The hard and uncomfortable lessons from the investigation into Sian O'Callaghan's murder
Jon Clements
Former Crime Correspondent
So what is moral is not always legal.
That's the hard and uncomfortable lesson of the investigation into the disappearance of Sian O'Callaghan.
The detective in charge backed his instincts, caught the killer and uncovered a second murder.
But he is now suspended and under investigation for breaching the rights of the man he persuaded to lead him to two bodies.
That man was Christopher Halliwell who pleaded guilty today to murdering 22-year-old Sian after she vanished from a Swindon nightclub last year.
He was a suspect within hours because his car was seen on CCTV and its number plate was recognised by automatic cameras.
Hoping he would lead them to Sian, or at least her body, police tailed Halliwell for hours but there was no breakthrough.
Det Supt Steve Fulcher then used the media to apply pressure announcing he expected the case to be solved in 24 hours.
Halliwell then headed to a chemist and bought enough pills to kill himself.
Police moved in to prevent a suicide attempt and began to question him in the back of their car - without a lawyer.
Fulcher believed there was chance Sian could still be alive and that a "safety interview" designed to elicit potentially life-saving information was justified.
But Halliwell would not talk so Mr Fulcher upped the ante.
He arranged for his suspect to be driven an Iron Age fort near where he believed Sian might be.
There, he met Halliwell himself and offered him a deal: take me to Sian and I'll rehouse your family when the press get wind of your arrest.
Halliwell replied: "Have you got a car? We'll go."
Mr Fulcher's tactic had worked and Halliwell led him to Sian's body in a ditch near the Uffington White Horse.
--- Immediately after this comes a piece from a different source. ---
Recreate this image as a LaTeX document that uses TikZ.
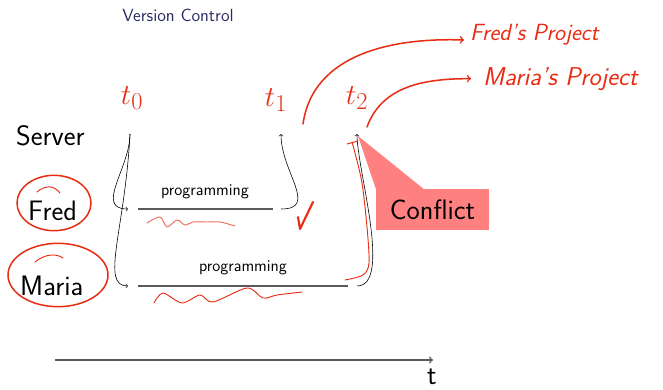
\documentclass[tikz,border=0pt]{standalone}
\usepackage{tikz}
\usetikzlibrary{calc}
\definecolor{penred}{RGB}{232,45,20}
\definecolor{conflictpink}{RGB}{255,128,128}
\definecolor{titleblue}{RGB}{40,40,100}
\definecolor{linegray}{RGB}{90,90,90}

\begin{document}
\begin{tikzpicture}[x=0.03cm, y=-0.03cm,
    actor/.style={font=\sffamily\fontsize{24}{28}\selectfont, inner sep=0pt},
    small/.style={font=\sffamily\fontsize{14}{16}\selectfont, inner sep=0pt},
    flow/.style={->, black, line width=0.5pt},
    track/.style={draw=linegray, line width=1pt},
    pen/.style={draw=penred, line width=1.3pt, line cap=round, line join=round},
    thinpen/.style={pen, line width=0.8pt},
    note/.style={text=penred, font=\sffamily\itshape\fontsize{20}{22}\selectfont, inner sep=0pt}]
    \useasboundingbox (0,0) rectangle (663,390);

    % Title
    \node[small, font=\sffamily\fontsize{15}{17}\selectfont, text=titleblue] (title) at (178,15) {Version Control};

    % Actors
    \node[actor, anchor=base west] (server) at (16,145) {Server};
    \node[actor, anchor=base west] (fred) at (28,220) {Fred};
    \node[actor, anchor=base west] (maria) at (20,295) {Maria};

    % Points on the time line
    \coordinate (s0) at (130,134);
    \coordinate (fredin) at (128,209);
    \coordinate (fredstart) at (138,209);
    \coordinate (fredend) at (273,209);
    \coordinate (fredout) at (281,209);
    \coordinate (fredtip) at (281,134);
    \coordinate (mariain) at (128,286);
    \coordinate (mariastart) at (138,286);
    \coordinate (mariaend) at (348,286);
    \coordinate (mariaout) at (357,286);
    \coordinate (mariatip) at (357,134);

    % Conflict box
    \node[actor, fill=conflictpink, minimum width=3.39cm, minimum height=1.23cm] (conflict) at (432.5,209.5) {Conflict};
    \fill[conflictpink] (conflict.north west) -- ($(mariatip)+(1,2)$)
        -- ($(conflict.north west)!0.42!(conflict.north east)$) -- cycle;

    % Checkout
    \draw[flow] (s0) to[out=-90, in=180, looseness=1.15] (fredin);
    \draw[flow] (s0) .. controls (125,230) and (100,286) .. (mariain);

    % Programming
    \draw[track] (fredstart) -- (fredend);
    \draw[track] (mariastart) -- (mariaend);
    \node[small] (fredprog) at (205,192) {programming};
    \node[small] (mariaprog) at (243,268) {programming};

    % Commit
    \draw[flow] (fredout) to[out=0, in=-90, looseness=1.3] (fredtip);
    \draw[flow] (mariaout) to[out=0, in=-90, looseness=0.6] (mariatip);

    % Time axis
    \coordinate (tstart) at (55,360);
    \coordinate (tend) at (433,360);
    \draw[->, draw=linegray, line width=1.2pt] (tstart) -- (tend);
    \node[actor, anchor=base] (tlabel) at (432,384) {t};

    % Handwritten notes
    \node[note, font=\fontsize{30}{32}\selectfont] (t0) at (132,98) {$t_0$};
    \node[note, font=\fontsize{30}{32}\selectfont] (t1) at (276,100) {$t_1$};
    \node[note, font=\fontsize{30}{32}\selectfont] (t2) at (357,98) {$t_2$};
    \node[note, anchor=base west] (fp) at (470,40) {Fred's Project};
    \node[note, anchor=base west, font=\sffamily\itshape\fontsize{22}{24}\selectfont] (mp) at (483,85) {Maria's Project};
    \coordinate (fpfrom) at (303,124);
    \coordinate (mpfrom) at (367,127);
    \draw[pen, ->] (fpfrom) to[out=82, in=178] ($(fp.base west)+(-6,0)$);
    \draw[pen, ->] (mpfrom) to[out=70, in=180] ($(mp.west)+(-12,0)$);

    % Circles round the names
    \draw[pen] (54,203) ellipse [x radius=1.11cm, y radius=0.83cm];
    \draw[thinpen] (37,192) .. controls (45,185) and (54,185) .. (60,193);
    \draw[pen] (58,275) ellipse [x radius=1.5cm, y radius=0.95cm];
    \draw[thinpen] (35,262) .. controls (45,254) and (56,253) .. (63,258);

    % Squiggles and marks
    \draw[thinpen, draw=penred!70] plot[smooth] coordinates {(147,223) (160,217) (167,227) (177,220) (185,225) (193,222) (207,222) (220,222) (235,226)};
    \draw[thinpen] plot[smooth] coordinates {(154,303) (163,293) (182,303) (200,295) (213,302) (247,288) (263,298) (277,295) (302,292)};
    \draw[pen, line width=1.8pt] (298,217) -- (300,229) -- (313,202);
    \draw[thinpen] plot[smooth] coordinates {(345,280) (363,275) (369,263) (367,227) (362,183) (355,153) (352,142)};
    \draw[thinpen] (347,144) -- (358,141);
\end{tikzpicture}
\end{document}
She had been partially stripped and stabbed in the back of the head and neck. Police now believe Sian suffered terribly from the moment she was snatched.
Halliwell asked to be taken away and the group parked up the hill near the chalk monument.
Handcuffed, he went for a walk with Det Supt Fulcher.
"We need to have a chat…", he told the detective.
Then he asked: "Would you like another one?"
Mr Fulcher felt unable to refuse the offer of another body, a split-second decision that would later be picked over for days.
Halliwell led officers to a field 17 miles away at Eastleach.
En route he remarked: "I'm a sick f* … Normal people don't go around killing each other."
From a point in the dry stone wall where some rocks had slipped Halliwell paced out a distance and stopped.
Mr Fulcher placed an officer on the spot and a day after the diggers moved in the remains of another woman were found.
Halliwell did not know her name nor the year she was abducted but police discovered she was Becky Godden-Edwards, a troubled young woman who had lost touch with her family in 2003.
It seemed Fulcher had uncovered a potential serial killer.
But there was a problem.
When Halliwell was taken to a police station for full interview and given a lawyer he chose not to repeat his admissions about Sian or Becky.
Months later his lawyers argued the "safety interview" should have been stopped before he met Fulcher.
Halliwell's barrister recognised there had been a "moral purpose" to the police tactics but insisted they had been unlawful.
At Bristol Crown Court last year Mrs Justice Cox agreed and ruled his confession to both Sian and Becky's murders were the result of "oppression."
As such, everything Halliwell said and did after meeting Fulcher was inadmissible as evidence.
Forensics and CCTV meant police could salvage the case against him for Sian's murder.
But for Becky's family there would be no justice.
The breaches of Halliwell's rights meant he could not be prosecuted for her murder - even though he had led police to her shallow grave.
For Becky's family there are conflicting emotions.
Her mother Karen is angry not at the police but the courts. Fulcher is, she says, a good man who found out what happened to her daughter and allowed her to receive a decent burial.
Becky's father John takes the opposite view and has complained to Wiltshire Police about the officer's conduct.
The Independent Police Complaints Commission is currently investigating and DSi Fulcher has been suspended over an unrelated matter.
Halliwell will serve life, unlikely to ever be released.
He seems to have got away with one murder - only he knows if there may be even more.